*SOURCE MATERIAL*:
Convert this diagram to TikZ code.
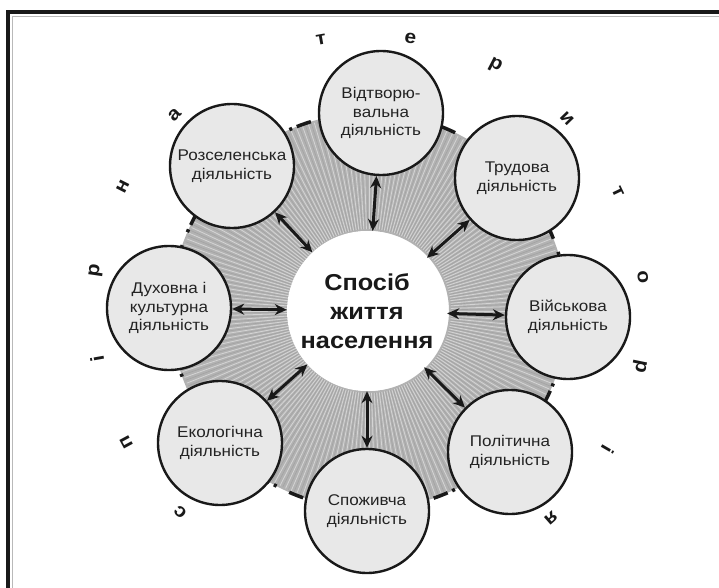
\documentclass[tikz,border=0pt]{standalone}
\usepackage{fontspec}
\setmainfont{Liberation Sans}[FakeStretch=1.1]
\usepackage{tikz}
\usetikzlibrary{arrows.meta, calc}
\definecolor{mydark}{RGB}{25,25,25}
\definecolor{mytext}{RGB}{35,35,35}
\definecolor{hdrgray}{RGB}{232,232,232}
\definecolor{ringgray}{RGB}{178,178,178}
\tikzset{
  actnode/.style={circle, draw=mydark, fill=hdrgray, minimum size=124pt,
    inner sep=0pt, align=center, text=mytext,
    font=\fontsize{15.5}{18.5}\selectfont, line width=2.4pt},
  hubnode/.style={circle, fill=white, minimum size=160pt, inner sep=0pt,
    align=center, text=mydark, font=\fontsize{23}{29}\selectfont\bfseries},
  arrow/.style={{Stealth[length=12pt,width=11pt]}-{Stealth[length=12pt,width=11pt]},
    line width=3pt, color=mydark},
  letter/.style={font=\fontsize{19}{19}\selectfont\bfseries, text=mydark}
}

\begin{document}
\begin{tikzpicture}[x=1pt, y=1pt]
  \useasboundingbox (0,0) rectangle (719,587);
  % frame
  \draw[mydark, line width=4.5pt] (8,-20) -- (8,575) -- (740,575);
  \draw[gray!55, line width=1.2pt] (12.5,-20) -- (12.5,570.5) -- (740,570.5);

  \coordinate (mid) at (369,276);

  % grey ring
  \fill[ringgray, even odd rule] (mid) circle (198pt) (mid) circle (80pt);
  \foreach \a in {0,1.8,...,358.2}
    \draw[white, opacity=0.45, line width=0.8pt] ($(mid)+(\a:82pt)$) -- ($(mid)+(\a:196pt)$);
  \foreach \a in {0.9,2.7,...,359.1}
    \draw[black!50, opacity=0.3, line width=0.6pt] ($(mid)+(\a:82pt)$) -- ($(mid)+(\a:196pt)$);
  \draw[mydark, line width=3.5pt, dash pattern=on 15pt off 5pt on 3pt off 14pt] (mid) circle (198pt);

  \node[hubnode] (hub) at (367,276) {Спосіб\\життя\\населення};

  \node[actnode] (a1) at (381,474) {Відтворю-\\вальна\\діяльність};
  \node[actnode] (a2) at (517,409) {Трудова\\діяльність};
  \node[actnode] (a3) at (568,270) {Військова\\діяльність};
  \node[actnode] (a4) at (510,135) {Політична\\діяльність};
  \node[actnode] (a5) at (367,76) {Споживча\\діяльність};
  \node[actnode] (a6) at (220,144) {Екологічна\\діяльність};
  \node[actnode] (a7) at (169,279) {Духовна і\\культурна\\діяльність};
  \node[actnode] (a8) at (232,421) {Розселенська\\діяльність};

  \foreach \n in {1,...,8}
    \draw[arrow] (a\n) -- (hub);

  % letters round the ring
  \foreach \ch/\ang [count=\i] in {т/100, е/81.4, р/62.8, и/44.2, т/25.6, о/7, р/-11.6, і/-30.2, я/-48.8}
    \node[letter, rotate=\ang-90] (t\i) at ($(mid)+(\ang:276pt)$) {\ch};
  \foreach \ch/\ang [count=\i] in {с/226.8, п/208.4, і/190, р/171.6, н/153.2, а/134.8}
    \node[letter, rotate=\ang-90] (s\i) at ($(mid)+(\ang:276pt)$) {\ch};
\end{tikzpicture}
\end{document}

*PROBLEM DESCRIPTION*: Quote the preceding listing precisely and completely, omitting its images.

*THE ANSWER*:
Convert this diagram to TikZ code.
\documentclass[tikz,border=0pt]{standalone}
\usepackage{fontspec}
\setmainfont{Liberation Sans}[FakeStretch=1.1]
\usepackage{tikz}
\usetikzlibrary{arrows.meta, calc}
\definecolor{mydark}{RGB}{25,25,25}
\definecolor{mytext}{RGB}{35,35,35}
\definecolor{hdrgray}{RGB}{232,232,232}
\definecolor{ringgray}{RGB}{178,178,178}
\tikzset{
  actnode/.style={circle, draw=mydark, fill=hdrgray, minimum size=124pt,
    inner sep=0pt, align=center, text=mytext,
    font=\fontsize{15.5}{18.5}\selectfont, line width=2.4pt},
  hubnode/.style={circle, fill=white, minimum size=160pt, inner sep=0pt,
    align=center, text=mydark, font=\fontsize{23}{29}\selectfont\bfseries},
  arrow/.style={{Stealth[length=12pt,width=11pt]}-{Stealth[length=12pt,width=11pt]},
    line width=3pt, color=mydark},
  letter/.style={font=\fontsize{19}{19}\selectfont\bfseries, text=mydark}
}

\begin{document}
\begin{tikzpicture}[x=1pt, y=1pt]
  \useasboundingbox (0,0) rectangle (719,587);
  % frame
  \draw[mydark, line width=4.5pt] (8,-20) -- (8,575) -- (740,575);
  \draw[gray!55, line width=1.2pt] (12.5,-20) -- (12.5,570.5) -- (740,570.5);

  \coordinate (mid) at (369,276);

  % grey ring
  \fill[ringgray, even odd rule] (mid) circle (198pt) (mid) circle (80pt);
  \foreach \a in {0,1.8,...,358.2}
    \draw[white, opacity=0.45, line width=0.8pt] ($(mid)+(\a:82pt)$) -- ($(mid)+(\a:196pt)$);
  \foreach \a in {0.9,2.7,...,359.1}
    \draw[black!50, opacity=0.3, line width=0.6pt] ($(mid)+(\a:82pt)$) -- ($(mid)+(\a:196pt)$);
  \draw[mydark, line width=3.5pt, dash pattern=on 15pt off 5pt on 3pt off 14pt] (mid) circle (198pt);

  \node[hubnode] (hub) at (367,276) {Спосіб\\життя\\населення};

  \node[actnode] (a1) at (381,474) {Відтворю-\\вальна\\діяльність};
  \node[actnode] (a2) at (517,409) {Трудова\\діяльність};
  \node[actnode] (a3) at (568,270) {Військова\\діяльність};
  \node[actnode] (a4) at (510,135) {Політична\\діяльність};
  \node[actnode] (a5) at (367,76) {Споживча\\діяльність};
  \node[actnode] (a6) at (220,144) {Екологічна\\діяльність};
  \node[actnode] (a7) at (169,279) {Духовна і\\культурна\\діяльність};
  \node[actnode] (a8) at (232,421) {Розселенська\\діяльність};

  \foreach \n in {1,...,8}
    \draw[arrow] (a\n) -- (hub);

  % letters round the ring
  \foreach \ch/\ang [count=\i] in {т/100, е/81.4, р/62.8, и/44.2, т/25.6, о/7, р/-11.6, і/-30.2, я/-48.8}
    \node[letter, rotate=\ang-90] (t\i) at ($(mid)+(\ang:276pt)$) {\ch};
  \foreach \ch/\ang [count=\i] in {с/226.8, п/208.4, і/190, р/171.6, н/153.2, а/134.8}
    \node[letter, rotate=\ang-90] (s\i) at ($(mid)+(\ang:276pt)$) {\ch};
\end{tikzpicture}
\end{document}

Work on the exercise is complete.